I don't know why Peter Cannon has cum all over his face in those panels. Maybe that's what happens when you fully exert your will. Your face has an orgasm.

Power Girl and Flash, being without any will what-so-ever, could not take the jammers off themselves. So Thunderbolt removes their jammers so that they can save the day, having super powers and all. I don't even know why anybody without super powers would bother with a costume. Stupid Thunderbolt. Moronic Blue Beetle. Idiotic Batman.

Rook gets away because she's probably going to be one of Thunderbolt's arch enemies in his new monthly comic debuting next month! Fuck! I was tricked into reading a fucking advertisement! Do I even dare to read the next two stories?! What if I get tricked again? I'll be the laughingstock of the Internet! Better to just not believe anything at all and become a super cynical piece of shit who argues about everything with anybody I can find!

In the third story, Fire spends eight pages trying to get Max laid. She finally resorts to setting him up with his first wife and it goes well. Or poorly. I don't know. It doesn't fucking matter. It was a pre-Breakdowns flashback! Who the fuck cares about Maxwell Lord to care enough about his sex life anyway?

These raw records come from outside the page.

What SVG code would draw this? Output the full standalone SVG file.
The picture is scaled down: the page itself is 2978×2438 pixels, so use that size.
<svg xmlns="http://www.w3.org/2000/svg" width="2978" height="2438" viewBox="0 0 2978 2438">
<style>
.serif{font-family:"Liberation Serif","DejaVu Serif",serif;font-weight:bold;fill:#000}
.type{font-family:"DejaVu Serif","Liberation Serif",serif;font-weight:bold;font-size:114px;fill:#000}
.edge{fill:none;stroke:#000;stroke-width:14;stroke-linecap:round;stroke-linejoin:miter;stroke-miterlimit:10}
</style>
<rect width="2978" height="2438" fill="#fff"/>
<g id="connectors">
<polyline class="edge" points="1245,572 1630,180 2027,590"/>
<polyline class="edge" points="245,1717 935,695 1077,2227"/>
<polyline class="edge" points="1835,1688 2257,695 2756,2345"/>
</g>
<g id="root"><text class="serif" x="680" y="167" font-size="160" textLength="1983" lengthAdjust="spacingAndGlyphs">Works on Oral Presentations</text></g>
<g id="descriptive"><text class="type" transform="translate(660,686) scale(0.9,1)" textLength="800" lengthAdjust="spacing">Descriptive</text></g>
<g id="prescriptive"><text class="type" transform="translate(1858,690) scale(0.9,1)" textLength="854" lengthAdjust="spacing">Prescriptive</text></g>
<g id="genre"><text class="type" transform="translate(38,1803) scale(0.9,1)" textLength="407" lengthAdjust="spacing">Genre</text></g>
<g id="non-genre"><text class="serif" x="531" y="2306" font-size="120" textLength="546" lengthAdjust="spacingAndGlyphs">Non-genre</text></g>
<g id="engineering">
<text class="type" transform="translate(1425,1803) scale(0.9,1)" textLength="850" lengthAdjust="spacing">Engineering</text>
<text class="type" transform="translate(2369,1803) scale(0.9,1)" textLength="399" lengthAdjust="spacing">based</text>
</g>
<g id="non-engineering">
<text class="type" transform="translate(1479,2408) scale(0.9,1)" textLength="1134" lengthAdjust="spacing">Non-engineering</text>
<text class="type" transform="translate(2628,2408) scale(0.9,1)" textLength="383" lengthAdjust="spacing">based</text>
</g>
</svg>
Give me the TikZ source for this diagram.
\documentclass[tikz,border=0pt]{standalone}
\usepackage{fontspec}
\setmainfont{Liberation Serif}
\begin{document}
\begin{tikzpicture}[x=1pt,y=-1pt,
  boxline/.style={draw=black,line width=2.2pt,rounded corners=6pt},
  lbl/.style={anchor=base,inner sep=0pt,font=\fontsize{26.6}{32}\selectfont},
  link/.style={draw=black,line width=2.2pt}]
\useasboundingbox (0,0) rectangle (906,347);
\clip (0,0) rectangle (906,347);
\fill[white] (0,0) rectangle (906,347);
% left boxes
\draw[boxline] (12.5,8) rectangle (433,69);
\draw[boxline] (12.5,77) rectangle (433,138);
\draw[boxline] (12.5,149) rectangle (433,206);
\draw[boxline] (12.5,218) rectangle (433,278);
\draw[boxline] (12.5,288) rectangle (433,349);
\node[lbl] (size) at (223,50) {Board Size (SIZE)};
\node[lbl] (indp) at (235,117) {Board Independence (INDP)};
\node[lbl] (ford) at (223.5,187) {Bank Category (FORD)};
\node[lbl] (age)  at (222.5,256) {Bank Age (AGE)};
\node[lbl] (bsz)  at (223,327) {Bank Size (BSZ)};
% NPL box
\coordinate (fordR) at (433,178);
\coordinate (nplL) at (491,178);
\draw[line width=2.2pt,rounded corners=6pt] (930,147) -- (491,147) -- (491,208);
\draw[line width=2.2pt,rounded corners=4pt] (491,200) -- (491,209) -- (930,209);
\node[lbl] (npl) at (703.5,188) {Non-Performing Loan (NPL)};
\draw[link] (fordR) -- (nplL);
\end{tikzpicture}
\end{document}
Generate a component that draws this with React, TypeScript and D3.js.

The last story stars the Global Guardians so I just re-read the Maxwell Lord getting laid story. It wasn't that good but it was probably better than another Global Guardians story. Why do the Justice League Quarterly team keep trying to make the Global Guardians happen?! Things were going so well when they'd lost three members but now all their members have come back to life! They're moving backwards! Maybe the Mermaid hasn't come back to life. I don't remember. But then again that might be what this story I'm definitely not going to read is about. Guess we'll never know!

Justice League Quarterly #8 Rating: Jesus fucking Christ I can't believe I keep reading these things! Just two more. Keep repeating to yourself: Just two more. Just two more. It's almost over, buddy! We're gonna get through this!